DOE press released on Malampaya Phases 2 and 3

Statement of the Department of Energy:On the Malampaya Phases 2 and 3
[Released on March 26, 2012]
We categorically state that the Department of Energy (DOE) has not granted any extension for Service Contract No. 38 (SC 38) which is set to expire on 2024. The application is still pending since 2008, when the SC 38 Consortium filed for a 15-year extension application.
However, we emphasize that the Luzon grid is very much dependent on the three power plants fueled by the Malampaya gas. The three power plants account for almost 40 percent of the power generation capacity of Luzon, equivalent to 2,700MW. It is very important that Malampaya gas production remain at present levels otherwise these power plants will shift to more expensive fuels.
In order to sustain the production levels of the project’s natural gas, the SC 38 Consortium made additional investments in the form of Malampaya Phase 2 for completion in 2013 and Malampaya Phase 3 for completion in 2015. Malampaya Phase 2 will install two additional subsea wells and tie manifold with minor modifications in the asset at a cost of $250 Million.
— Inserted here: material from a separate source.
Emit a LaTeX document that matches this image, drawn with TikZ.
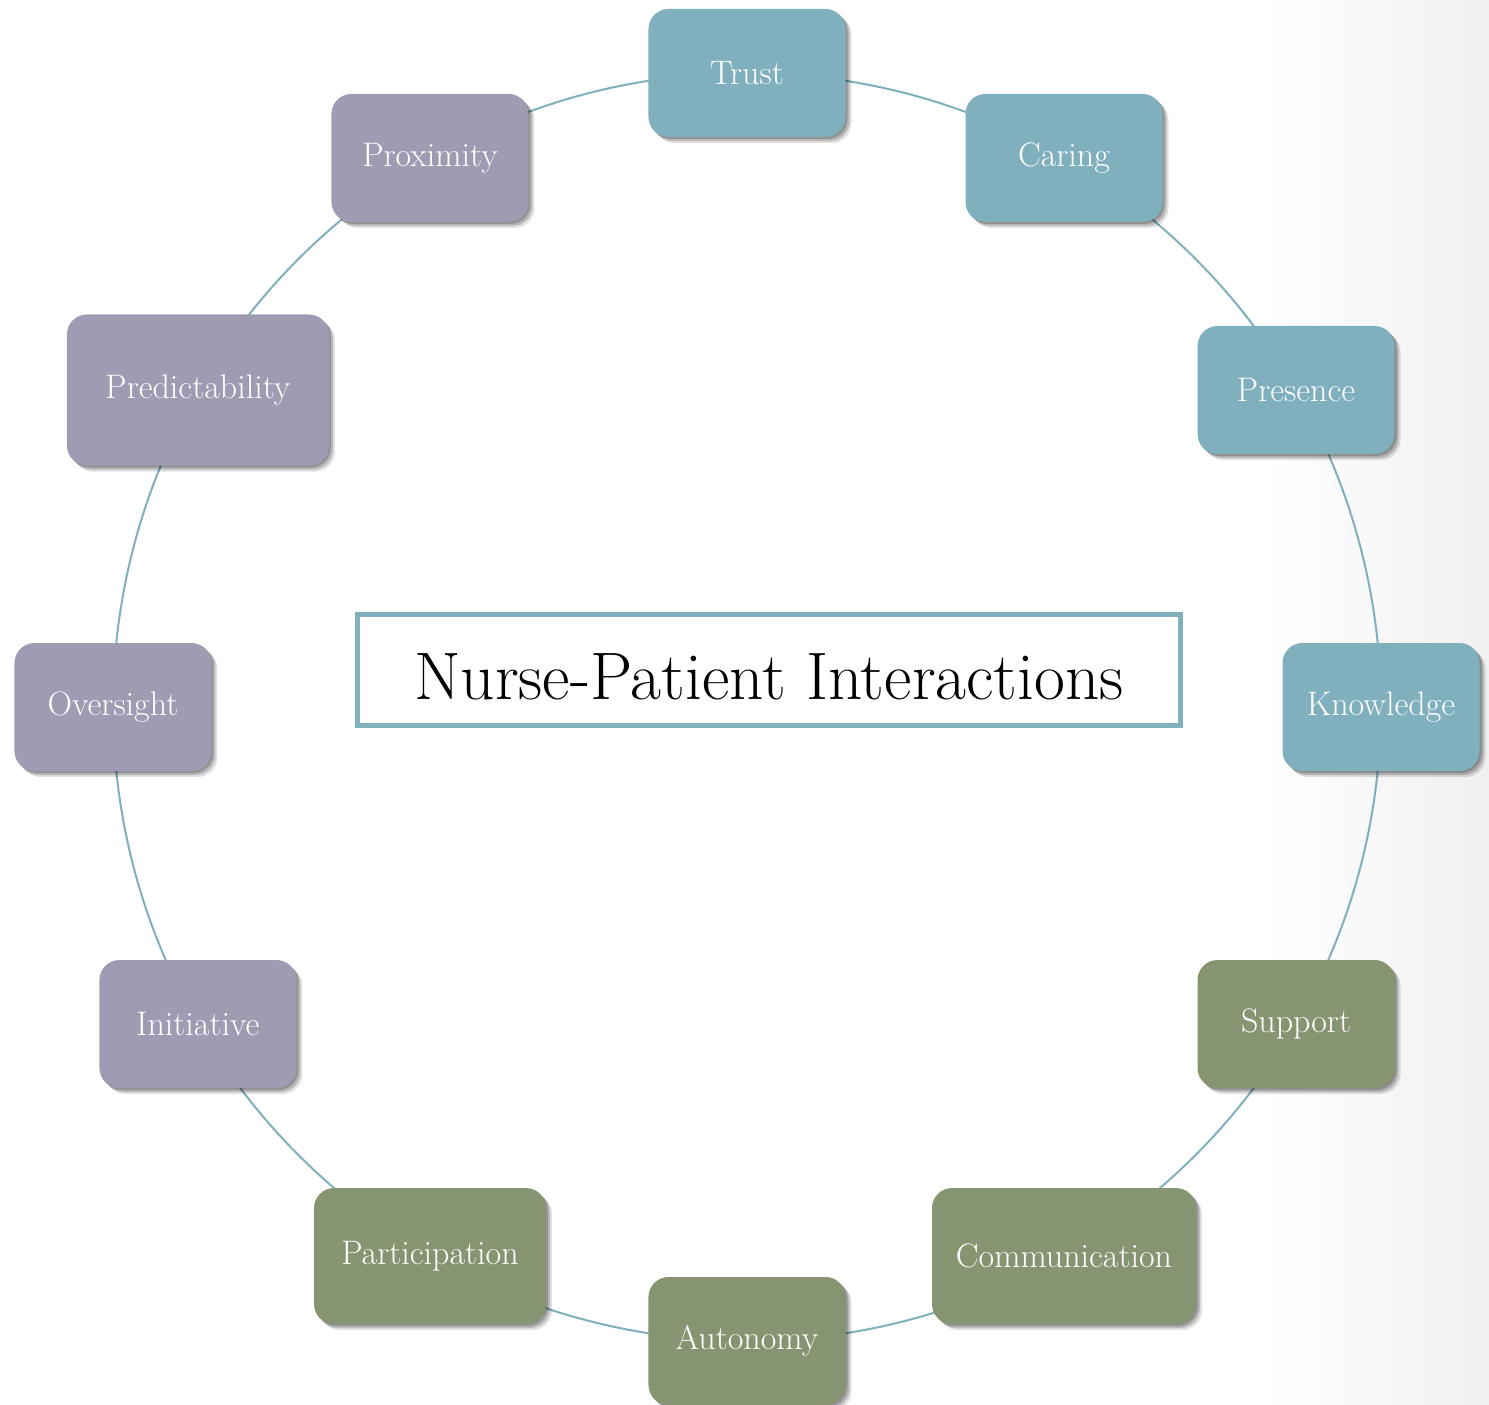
\documentclass[tikz,border=0pt]{standalone}
\usepackage{tikz}
\usetikzlibrary{shadows}
\usetikzlibrary{backgrounds}
\definecolor{ringteal}{HTML}{80AFBD}
\definecolor{ringlilac}{HTML}{9F9BB3}
\definecolor{ringolive}{HTML}{879472}
\tikzset{softshadow/.style={drop shadow={shadow xshift=1pt,shadow yshift=-1pt,opacity=.2,fill=black},
                            drop shadow={shadow xshift=2pt,shadow yshift=-2pt,opacity=.18,fill=black},
                            drop shadow={shadow xshift=3pt,shadow yshift=-3pt,opacity=.12,fill=black}}}
\tikzset{basic/.style={rounded corners=10pt,text=white,
                       font=\fontsize{17}{20}\selectfont,
                       minimum width=98.5pt,minimum height=64pt,softshadow}}
\tikzset{topic/.style={basic,fill=#1}}
\tikzset{link/.style={draw=ringteal,line width=1pt}}
\def\ringrad{317pt}

\begin{document}
\begin{tikzpicture}
    \useasboundingbox (-373.5pt,-348.5pt) rectangle (371pt,353.5pt);

    \foreach \nm/\txt/\ang/\col/\bw/\bh in {
        trust/Trust/90/ringteal/98.5/64,
        caring/Caring/60/ringteal/98.5/64,
        presence/Presence/30/ringteal/98.5/64,
        knowledge/Knowledge/0/ringteal/98.5/64,
        support/Support/-30/ringolive/98.5/64,
        communication/Communication/-60/ringolive/132/68,
        autonomy/Autonomy/-90/ringolive/98.5/64,
        participation/Participation/-120/ringolive/116/68,
        initiative/Initiative/-150/ringlilac/98.5/64,
        oversight/Oversight/180/ringlilac/98.5/64,
        predictability/Predictability/150/ringlilac/131/75.5,
        proximity/Proximity/120/ringlilac/98.5/64}{%
          \node[topic=\col,minimum width=\bw pt,minimum height=\bh pt] (\nm) at (\ang:\ringrad) {\txt};
    }

    \begin{scope}[on background layer]
    % grey along the right edge
    \shade[left color=white,right color=black!6]
        (260pt,-348.5pt) rectangle (371pt,353.5pt);
    % the ring, clockwise from the top, centre to centre under the boxes
    \foreach \a/\b in {trust/caring,caring/presence,presence/knowledge,
                       knowledge/support,support/communication,
                       communication/autonomy,autonomy/participation,
                       participation/initiative,initiative/oversight,
                       oversight/predictability,predictability/proximity,
                       proximity/trust}
        \draw[link] (\a.center) to[bend left=15,looseness=0.866] (\b.center);
    \end{scope}

    % Title
    \node[draw=ringteal,line width=2.5pt,fill=white,minimum width=411pt,
          minimum height=55.5pt,font=\fontsize{33.6}{40}\selectfont]
        (title) at (11pt,18.75pt) {\raisebox{-15pt}[0pt][0pt]{Nurse-Patient Interactions}};
\end{tikzpicture}
\end{document}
Malampaya Phase 3 will install compressors and self-installing platform at a cost of $700 Million.
The reason for Malampaya Phases 2 & 3 is to prolong the same volume of gas production until 2024. Available data shows that if no further activities are undertaken, gas production from Malampaya will drop starting 2015 and will run out by 2024.
 Malampaya Phases 2 & 3 requires no drilling of wells as stated in the column as recent data has shown that Camago-Malampaya are interconnected. To date, SC 38 Consortium has drilled eleven (11) wells of which five (5) wells are being used for production and the rest are just exploration wells which are not used for production.